The pledge came quickly. Just days after the earthquake and tsunami decimated Japan's northeastern coast on March 11 -- and triggered the ongoing nuclear catastrophe at the Fukushima power plant -- German Chancellor Angela Merkel promised to bring an end to nuclear power in Germany and accelerate the switch to renewables. Now, Merkel is taking initial steps toward that goal.
On Friday, Merkel met with governors of Germany's 16 states and two other cabinet ministers in Berlin. "I think we all want to move away from nuclear energy as quickly as possible and switch to renewables," she told the summit. She laid out a six-point plan and said one of the country's most important efforts over the next decade would be heavy investment in more efficient energy grids.
Germany currently relies on nuclear plants to cover 23 percent of its energy demand. Merkel's predecessor, Chancellor Gerhard Schröder, passed a law in 2002 to shutter these plants gradually, with the country to be nuclear free by 2022. But Merkel -- controversially -- reversed this phase-out last autumn.
Now, she is scrambling to reverse the reversal.
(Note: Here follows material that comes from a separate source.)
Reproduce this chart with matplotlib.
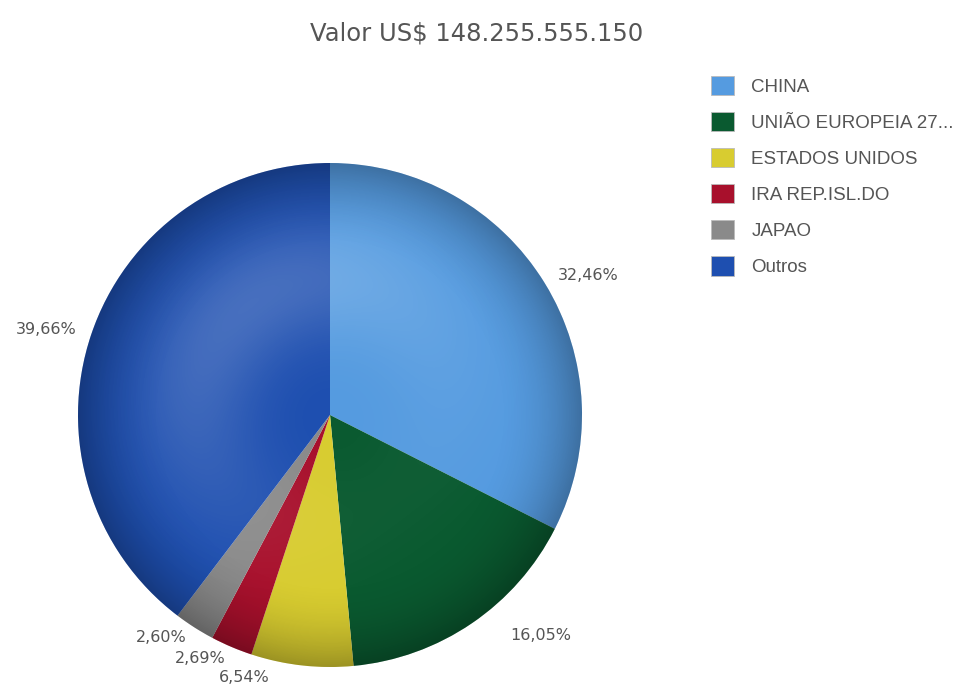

She would like to see all nuclear plants in Germany shut down within 10 years. "Nuclear energy has no future in Germany," David McAllister, Merkel's party ally and the governor of the state of Lower Saxony, told the Süddeutsche Zeitung. "It's clear we need to implement the exit if we don't want to lose people's confidence."
Shares in leading energy firms like E.ON and RWE fell in advance of the meeting, against the trend of a rising stock market.
'True Energy Consensus'
Seven of Germany's oldest power plants were already taken off line last month, the result of a moratorium announced by Merkel in the wake of the growing problems at Fukushima. An eighth -- the problematic newer facility at Krümmel -- was also shut down. The capacity lost by those shutdowns is not to be replaced by increased activity at other plants.
Germany's opposition Social Democrats, led by Sigmar Gabriel, told SPIEGEL ONLINE on Friday that a true change in national policy would require "the participation of the parliament, all the states, the environmental movement, the business community, consumers, and the labor unions." What was important, he said -- and what Merkel is well aware of lacking -- was a "true energy consensus."
Economy Minister Rainer Brüderle told German radio on Friday that the new phase-out plan would cost consumers and taxpayers between €1 billion and €2 billion per year. Criticisms that it might actually cost up to €3 billion a year were dismissed by Brüderle as being "speculative."
Merkel's broad six-point plan, presented at the meeting on Friday, includes:
- Expanding renewable energy. Investing in more wind, solar, and biomass energies will try to raise the renewable-energy share of Germany's total energy use -- from a baseline of 17 percent in 2010.
- Expanding grids and storage. Building a much larger storage and delivery network for electricity -- particularly wind energy, which can be generated in the north but must be carried to the south -- will be a main focus.
- Efficiency. The government hopes improve the heating efficiency of German buildings -- and reduce consumption -- by 20 percent over the next decade.
- "Flexible power." The government wants to build more "flexible" power plants that can pick up slack from wind or solar energy when the weather fails to generate enough electricity during peak demand. The obvious source of "flexible power" for now, besides nuclear energy, is natural gas.
- Research and development. The government will increase government support for research into better energy storage and more efficient grids to a total of €500 million between now and 2020.
- Citizen involvement. The government wants to involve its sometimes-recalcitrant citizenry due to ongoing resistance against wind generators and the installation of an efficient new power line grid in some regions.
"Of course there will still be disagreements," Merkel told her state governors Friday. But by the end of the meeting she promised that her administration would bring a package of new firm proposals to parliament by the middle of June.